**Exercise inputs:**
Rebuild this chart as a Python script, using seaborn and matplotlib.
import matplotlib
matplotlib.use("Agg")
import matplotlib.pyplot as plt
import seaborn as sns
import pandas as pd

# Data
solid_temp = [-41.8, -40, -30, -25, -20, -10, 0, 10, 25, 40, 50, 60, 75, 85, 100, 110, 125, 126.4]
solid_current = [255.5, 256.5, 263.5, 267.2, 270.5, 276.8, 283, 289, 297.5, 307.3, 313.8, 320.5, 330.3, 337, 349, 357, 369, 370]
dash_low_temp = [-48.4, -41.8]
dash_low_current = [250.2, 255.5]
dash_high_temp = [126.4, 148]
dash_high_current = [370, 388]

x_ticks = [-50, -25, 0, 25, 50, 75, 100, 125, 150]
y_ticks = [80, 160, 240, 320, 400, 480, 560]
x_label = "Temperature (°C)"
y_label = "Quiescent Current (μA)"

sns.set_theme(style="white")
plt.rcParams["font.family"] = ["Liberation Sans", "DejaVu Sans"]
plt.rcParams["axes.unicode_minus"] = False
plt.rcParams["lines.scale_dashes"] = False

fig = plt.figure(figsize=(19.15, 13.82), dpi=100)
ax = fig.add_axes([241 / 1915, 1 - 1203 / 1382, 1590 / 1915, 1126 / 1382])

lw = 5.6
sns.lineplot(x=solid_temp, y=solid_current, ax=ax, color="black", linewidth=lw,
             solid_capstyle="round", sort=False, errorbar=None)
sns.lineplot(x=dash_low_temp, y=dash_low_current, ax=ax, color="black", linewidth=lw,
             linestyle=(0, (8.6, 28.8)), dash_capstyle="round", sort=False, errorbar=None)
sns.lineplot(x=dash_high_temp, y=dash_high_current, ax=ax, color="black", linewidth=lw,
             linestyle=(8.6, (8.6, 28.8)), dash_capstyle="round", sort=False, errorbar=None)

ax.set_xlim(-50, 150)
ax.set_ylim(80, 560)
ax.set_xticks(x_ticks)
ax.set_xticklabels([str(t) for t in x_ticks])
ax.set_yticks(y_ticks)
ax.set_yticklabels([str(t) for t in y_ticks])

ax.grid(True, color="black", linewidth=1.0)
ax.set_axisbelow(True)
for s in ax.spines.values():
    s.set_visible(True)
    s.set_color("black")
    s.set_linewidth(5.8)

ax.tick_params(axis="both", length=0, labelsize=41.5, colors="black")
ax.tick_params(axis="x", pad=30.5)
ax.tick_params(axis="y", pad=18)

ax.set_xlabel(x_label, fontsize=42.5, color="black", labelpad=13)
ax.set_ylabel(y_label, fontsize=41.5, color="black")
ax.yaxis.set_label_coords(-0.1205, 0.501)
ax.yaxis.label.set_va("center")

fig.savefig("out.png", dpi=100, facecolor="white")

---

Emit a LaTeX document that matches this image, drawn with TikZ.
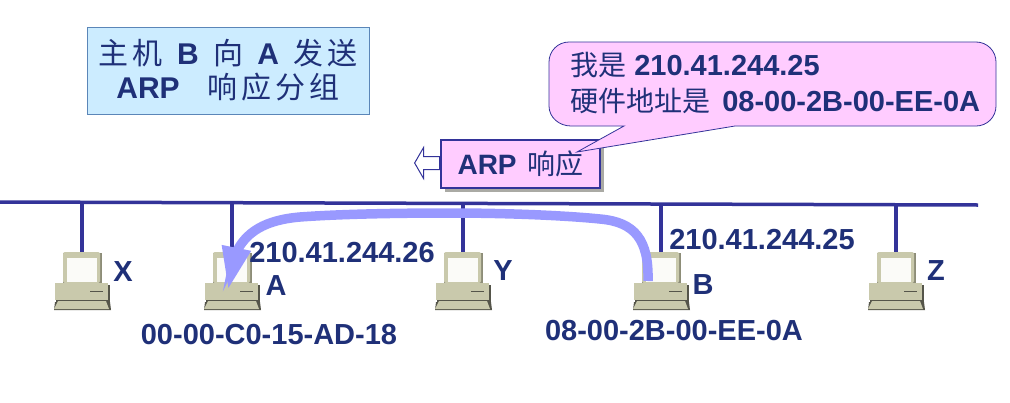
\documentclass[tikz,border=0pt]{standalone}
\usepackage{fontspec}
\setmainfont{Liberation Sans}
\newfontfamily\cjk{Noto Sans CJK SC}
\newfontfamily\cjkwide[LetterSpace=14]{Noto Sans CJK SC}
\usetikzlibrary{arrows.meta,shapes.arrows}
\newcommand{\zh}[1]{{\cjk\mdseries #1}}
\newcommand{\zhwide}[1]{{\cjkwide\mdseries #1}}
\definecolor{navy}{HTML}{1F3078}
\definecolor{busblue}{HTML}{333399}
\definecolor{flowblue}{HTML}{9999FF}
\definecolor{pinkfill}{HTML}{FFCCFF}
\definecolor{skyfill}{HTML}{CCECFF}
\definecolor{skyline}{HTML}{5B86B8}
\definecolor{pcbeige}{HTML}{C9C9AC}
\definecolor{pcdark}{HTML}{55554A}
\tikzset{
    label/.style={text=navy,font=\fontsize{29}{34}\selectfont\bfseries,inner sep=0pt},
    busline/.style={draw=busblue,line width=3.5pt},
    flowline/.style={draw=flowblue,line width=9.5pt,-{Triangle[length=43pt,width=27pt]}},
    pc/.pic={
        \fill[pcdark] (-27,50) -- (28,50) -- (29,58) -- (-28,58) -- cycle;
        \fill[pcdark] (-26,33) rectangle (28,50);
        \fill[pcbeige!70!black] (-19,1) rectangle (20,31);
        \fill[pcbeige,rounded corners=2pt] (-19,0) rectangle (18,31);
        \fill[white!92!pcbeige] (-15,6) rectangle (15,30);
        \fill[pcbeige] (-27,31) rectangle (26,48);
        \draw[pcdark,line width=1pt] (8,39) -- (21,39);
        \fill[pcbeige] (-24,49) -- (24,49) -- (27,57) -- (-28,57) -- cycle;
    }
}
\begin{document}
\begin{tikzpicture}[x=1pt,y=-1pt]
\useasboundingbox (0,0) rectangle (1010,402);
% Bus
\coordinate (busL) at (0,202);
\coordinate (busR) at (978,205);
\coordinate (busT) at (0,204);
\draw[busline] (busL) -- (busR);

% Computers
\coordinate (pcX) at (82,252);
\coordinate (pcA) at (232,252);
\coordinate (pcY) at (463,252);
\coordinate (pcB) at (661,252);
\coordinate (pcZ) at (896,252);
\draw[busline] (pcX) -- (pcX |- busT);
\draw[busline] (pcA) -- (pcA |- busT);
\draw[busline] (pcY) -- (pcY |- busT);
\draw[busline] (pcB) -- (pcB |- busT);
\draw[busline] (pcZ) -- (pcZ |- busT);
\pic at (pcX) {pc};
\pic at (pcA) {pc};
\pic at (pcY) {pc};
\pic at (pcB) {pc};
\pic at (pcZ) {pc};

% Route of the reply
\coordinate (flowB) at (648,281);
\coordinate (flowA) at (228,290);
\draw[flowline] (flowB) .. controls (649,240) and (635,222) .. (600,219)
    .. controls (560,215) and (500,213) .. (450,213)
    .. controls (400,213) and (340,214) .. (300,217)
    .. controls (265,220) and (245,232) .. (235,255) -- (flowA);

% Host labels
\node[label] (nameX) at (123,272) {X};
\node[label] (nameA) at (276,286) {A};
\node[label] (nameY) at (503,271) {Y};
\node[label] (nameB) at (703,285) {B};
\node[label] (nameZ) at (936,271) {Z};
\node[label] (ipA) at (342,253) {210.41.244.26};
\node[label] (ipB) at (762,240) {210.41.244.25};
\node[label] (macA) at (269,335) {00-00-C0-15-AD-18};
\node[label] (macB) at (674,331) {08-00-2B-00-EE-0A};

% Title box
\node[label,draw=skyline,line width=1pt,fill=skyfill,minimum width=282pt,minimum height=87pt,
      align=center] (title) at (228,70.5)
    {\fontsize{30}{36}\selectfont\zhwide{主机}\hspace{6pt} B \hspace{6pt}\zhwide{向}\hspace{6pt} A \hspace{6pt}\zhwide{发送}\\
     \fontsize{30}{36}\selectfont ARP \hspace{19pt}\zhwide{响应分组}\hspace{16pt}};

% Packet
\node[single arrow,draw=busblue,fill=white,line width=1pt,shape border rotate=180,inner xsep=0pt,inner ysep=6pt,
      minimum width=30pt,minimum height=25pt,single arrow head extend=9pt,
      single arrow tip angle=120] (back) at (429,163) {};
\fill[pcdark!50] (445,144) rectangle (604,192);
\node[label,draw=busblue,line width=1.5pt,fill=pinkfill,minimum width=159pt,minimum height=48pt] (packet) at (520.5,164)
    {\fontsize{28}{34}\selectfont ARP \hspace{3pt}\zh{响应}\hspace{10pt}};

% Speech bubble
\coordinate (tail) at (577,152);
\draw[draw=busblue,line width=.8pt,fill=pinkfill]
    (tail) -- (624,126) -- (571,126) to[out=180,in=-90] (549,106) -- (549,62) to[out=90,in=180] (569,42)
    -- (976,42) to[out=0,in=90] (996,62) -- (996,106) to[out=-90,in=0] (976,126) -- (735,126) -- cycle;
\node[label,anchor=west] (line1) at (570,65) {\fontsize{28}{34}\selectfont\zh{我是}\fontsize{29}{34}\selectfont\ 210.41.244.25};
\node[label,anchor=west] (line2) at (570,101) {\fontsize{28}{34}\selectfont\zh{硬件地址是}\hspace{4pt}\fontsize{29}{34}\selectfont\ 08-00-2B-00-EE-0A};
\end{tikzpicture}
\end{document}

==

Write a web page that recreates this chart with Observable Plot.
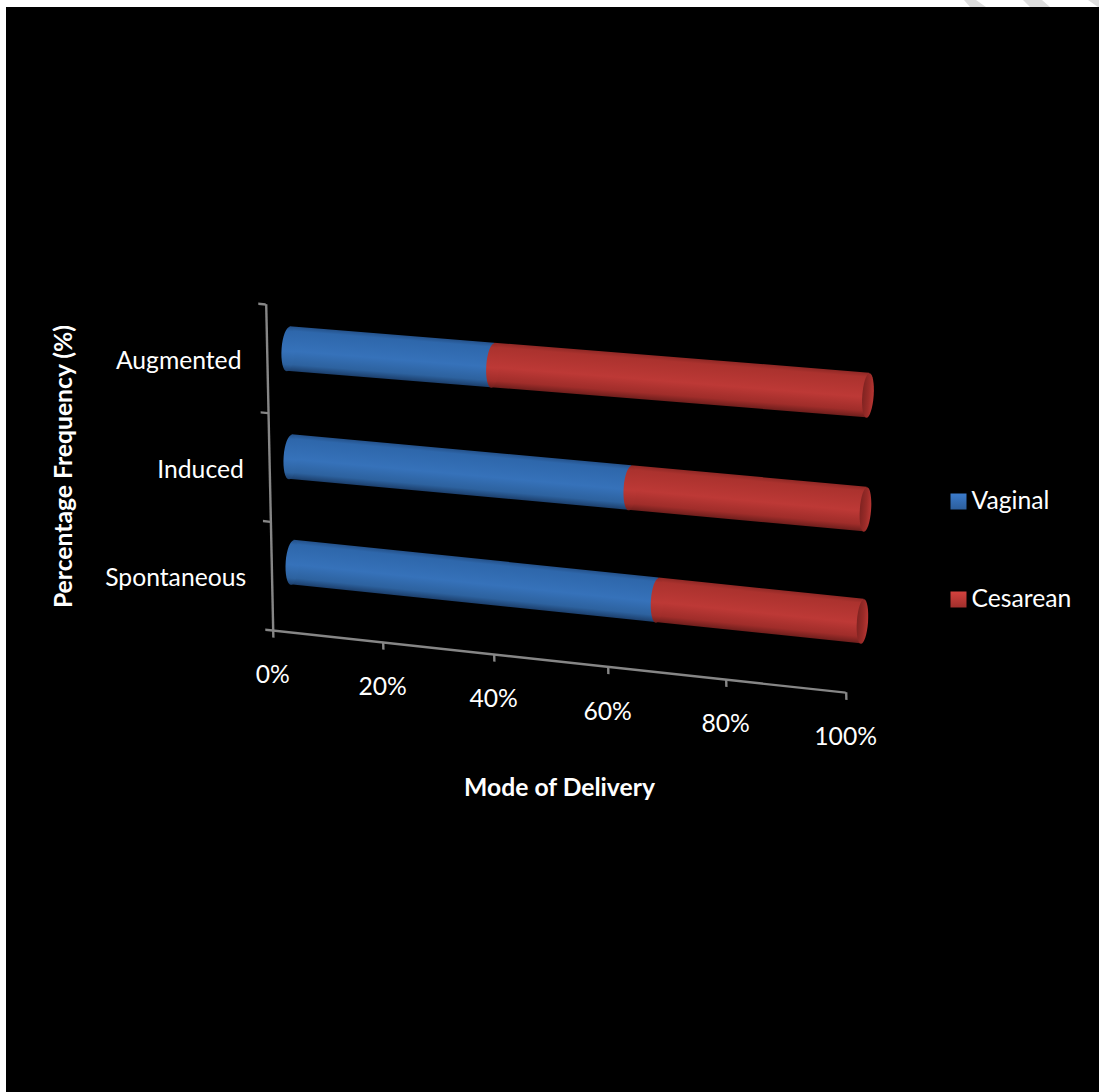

**Request:** Copy each line above where the string "matplotlib" occurs.

**Solution to this exercise:**
Rebuild this chart as a Python script, using seaborn and matplotlib.
import matplotlib
matplotlib.use("Agg")
import matplotlib.pyplot as plt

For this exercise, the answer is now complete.